In 2012, Joshua Oppenheimer jolted the nonfiction film world with “The Act of Killing,” a fly-on-the-wall account of the perpetrators of the 1965 Indonesian genocide as they stage re-enactments of their horrific crimes. The
"Act of Killing," which was nominated for the documentary Oscar, was the result of a decade of work in which Oppenheimer embedded himself with the local population in the island nation, speaking the language and documenting them from within.
Just two years later, Oppenheimer returns with "The Look of Silence," a new film about the period a half-century ago when, after a military coup, an estimated 1 million people with trumped-up "Communist" ties were ripped from their homes by proxies of the new leaders and gruesomely murdered. Many more were sent to concentrations camps. This time, Oppenheimer tells that story from the point of view of victims—not only allowing their experience to emerge but capturing the survivors as they confront the very people who murdered their loved ones.
Far from a B-side addendum to the original, "The Look of Silence" is a wholly conceived, self-contained work with emotional and moral firepower all its own. Oppenheimer intended to make two films from the outset; in fact, a scene in this film that shows perpetrators boasting of the violence was actually the starting point for both movies.
“Silence” is playing a number of high-profile festivals on this season’s circuit ahead of its release by Drafthouse Films next summer, and this week it made its official U.S. premiere at the
The film follows one family that is still coming to terms with what happened. It looks particularly at Adi, 44, an optician who was born several years after the event--a kind of gift from God, as his very elderly mother puts it--after his brother Ramli was dragged from the family's home and tortured and killed. Adi is trying to raise a family of his own now, but finds his son being taught propaganda that glorifies the very acts that took away his family.
A soft-spoken but firm man, Adi sets out to visit the homes of those who oversaw or committed the crimes that took away his brother—many are older men now but still alive--asking thoughtful but provocative questions that gives them time to respond but never lets them off the hook. He is, at once, both a sympathetic hero and our angry surrogate.
If the style of the movie is a little more traditional than "Killing"—Oppenheimer can be heard asking questions of the perpetrators too—the result is no less stunning, an encounter with the banality of evil in the most visceral way. Watching survivors come to terms with their pain is hard enough; watching them as they seek answers from those who inflicted it is riveting, disturbing and eye-opening.

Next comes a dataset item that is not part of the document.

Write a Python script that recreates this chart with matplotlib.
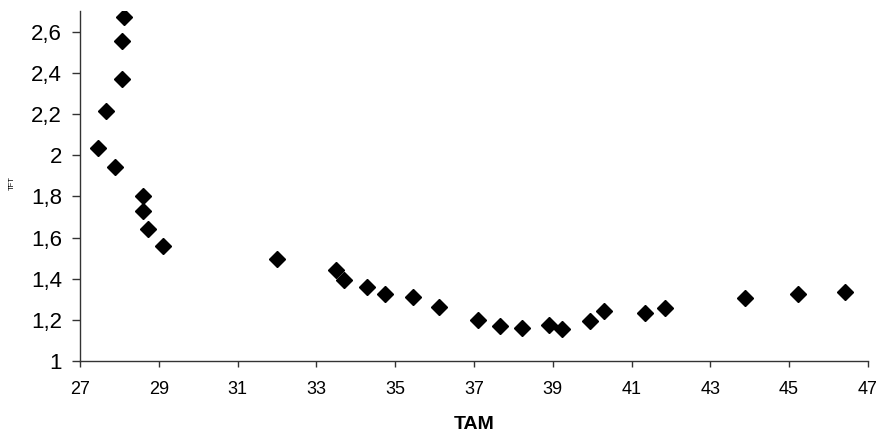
import matplotlib
matplotlib.use('Agg')
import matplotlib.pyplot as plt
import matplotlib.ticker as ticker

plt.rcParams['font.family'] = ['Liberation Sans', 'DejaVu Sans']

# TAM vs TFT
tam = [28.12, 28.07, 28.07, 27.66, 27.45, 27.9, 28.6, 28.6, 28.73, 29.1,
       32.0, 33.5, 33.69, 34.28, 34.75, 35.45, 36.12, 37.1, 37.67, 38.23,
       38.9, 39.24, 39.95, 40.3, 41.35, 41.86, 43.87, 45.22, 46.43]
tft = [2.671, 2.553, 2.372, 2.214, 2.035, 1.942, 1.80, 1.728, 1.642, 1.558,
       1.495, 1.445, 1.393, 1.359, 1.327, 1.314, 1.264, 1.202, 1.172, 1.159,
       1.175, 1.154, 1.194, 1.246, 1.236, 1.259, 1.307, 1.327, 1.338]
xticks = list(range(27, 48, 2))

W, H = 882, 432
fig = plt.figure(figsize=(W / 100, H / 100), dpi=100)
ax = fig.add_axes([0.0907, 0.164, 0.984 - 0.0907, 0.81])

ax.plot(tam, tft, linestyle='none', marker='D', markersize=8.5,
        color='black', markeredgecolor='black')

ax.set_xlim(27, 47)
ax.set_ylim(1, 2.7)
ax.set_xticks(xticks)
ax.yaxis.set_major_locator(ticker.MultipleLocator(0.2))
ax.yaxis.set_major_formatter(ticker.FuncFormatter(lambda v, p: f'{v:g}'.replace('.', ',')))

for s in ['top', 'right']:
    ax.spines[s].set_visible(False)
for s in ['left', 'bottom']:
    ax.spines[s].set_color('#333333')
    ax.spines[s].set_linewidth(1)

ax.tick_params(axis='x', direction='out', length=4.5, width=1, color='#333333',
               labelsize=13, pad=9.5)
ax.tick_params(axis='y', direction='out', length=6, width=1, color='#333333',
               labelsize=16, pad=7)

# axis titles placed at the pixel spots seen in the reference
fig.text(474 / W, 1 - 429 / H, 'TAM', fontsize=14, fontweight='bold',
         ha='center', va='baseline')
fig.text(12 / W, 1 - 183 / H, 'TFT', fontsize=5.5, rotation=90,
         ha='center', va='center')

fig.savefig('out.png', dpi=100)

"'The Act of Killing' is what happens when killers win and are able to create a victor's history to justify their actions. What does it do to the people who perpetrated the killing? What does it do to the community?" Oppenheimer said at the Q&A. This film, he said, is "about the present-day atrocities. What does it mean for survivors to continue to live in the shadow of men who killed their relatives?"
Oppenheimer has said the situation is akin in many ways to Nazi Germany—only with the added perverse twist that the Nazis won, because the regime that carried out the killing remained in power. But even that stirring comparison, he points out, doesn't fully do justice to what happened in Sumatra, because not only do the victims still live in fear of the government but they live among their oppressors. These people are their neighbors and teachers. They rarely acknowledge what they did—and when they do it's considered heroic. In fact, Indonesian society as a whole has only very recently begun talking about the genocide as anything other than brave.
The film contains numerous examples of this, including many disturbing conversations, in which the perpetrators matter of factly say they had to drink the victims' blood right out of their throats lest they themselves "would go crazy," one of numerous myths clearly perpetuated by the more religious-minded government to justify the killings.
Slightly enlightened perpetrators lash put at Adi and Oppenheimer, and at least from them there's a faint notion of recognition, though apology is far from anyone's mind; the closest Adi comes is with a woman of about his age who extends an apology on behalf of her father, who seems otherwise unremorseful. Adi says at one point to this mother that remorse is all he wants from the killers, because that will allow for forgiveness, and some ability to move on co-existing with these people. (The title is based on scenes featuring Adi watching Oppenheimer's footage of the perpetrators with a gaze that's horrified but also on a futile quest to understand.)
"The first film was a flamboyant film, more of a fever dream, and this was something different," Oppenheimer said in an interview. "It's finding the cinematic language to express silence."
Still, he sees the two movies on a continuum, particularly in Indonesia. "The first film was a bomb that could create the space into which this film might go," he said. "You couldn't have this film without that one because before 'The Act of Killing' there was no model to talk about truth and reconciliation."
So taboo is the subject there that Oppenheimer and his crew had packed bags waiting in case they needed to flee at any moment. The police were called several times by the perpetrators during the shoot. It is too dangerous, after more than a decade of working and filming these stories, for Oppenheimer to return to Indonesia (he lives in Denmark) and Adi and his family have been relocated to a more supportive community in Indonesia where the past and the threats don't hover. As with "Killing," dozens of people in the credits—including heavyweights like line producers—are listed as "Anonymous."